You can also file your own declaratory judgment action when a claimant lobs vague threats without suing. That move can secure your preferred venue and force clarity on the issues. Use it judiciously. Filing too early can harden positions that might otherwise soften in a phone call.
What to document after the dust settles
When the matter closes, capture lessons while the pain is fresh. Update your naming guidelines, your design review checklists, and your component procurement standards. If insurance responded, note what helped and where coverage fell short to inform your next renewal. If you relied on a vendor’s indemnity, tighten that clause in all new agreements and track that vendor’s remediation commitments.
Create a short internal memo: what was claimed, what we did, what worked, what we changed. Keep it factual, not punitive. Teams turn over. The next claim should not force you to relearn the same lessons at full price.
A concise playbook you can run under pressure
- Pause distribution or promotion that escalates risk, but avoid admissions. Preserve evidence and notify counsel and insurers. Build a dated factual timeline. Map claims to product facts. Identify quick, non-prejudicial tweaks that reduce heat. Choose a posture early: defend, redesign, negotiate, or some blend. Align it with business priorities and precedent concerns. Structure settlement proposals with tight scope, clear license terms, and neutral communications. Use standstills and venue strategy to your advantage. Institutionalize what you learned: stronger clearance, cleaner licensing, vendor indemnities, and training that sticks.

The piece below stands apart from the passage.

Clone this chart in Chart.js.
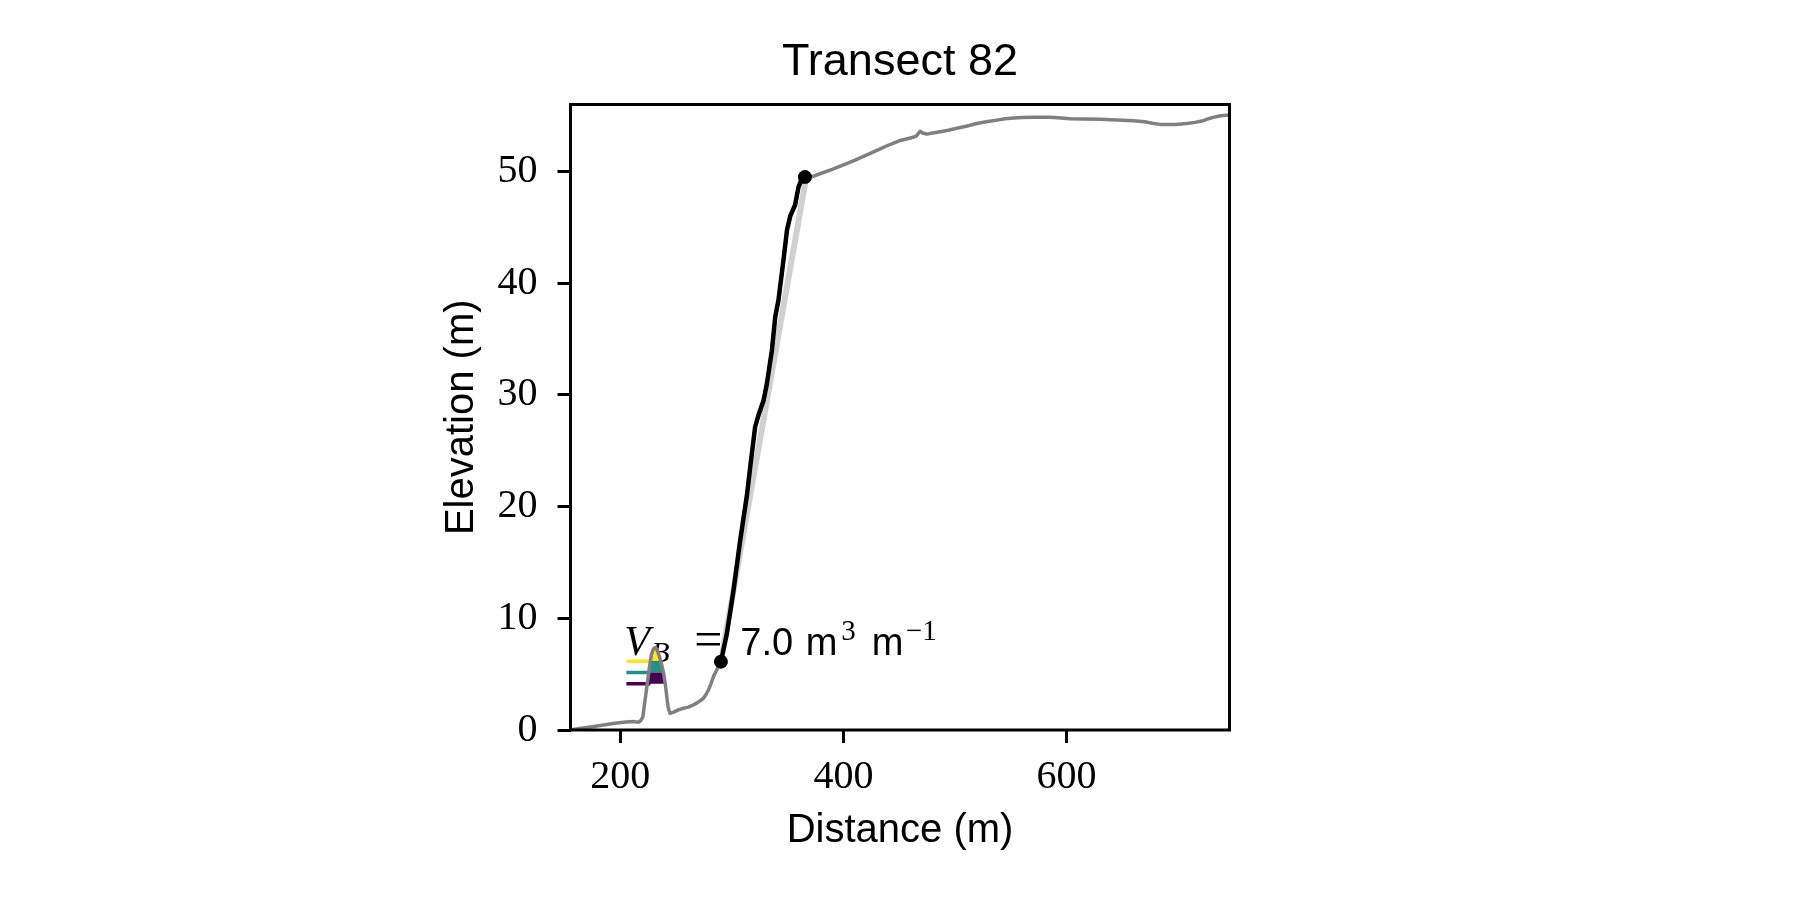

The law of intellectual property rewards those who pair realism with discipline. Claims are not personal. They are predictable artifacts of markets built on ideas and symbols. Treat them as operational problems with legal dimensions, assemble the right facts, and decide with intention. The difference between a crisis and a manageable annoyance often comes down to what you do in the first week and how well you have prepared before anything ever arrives.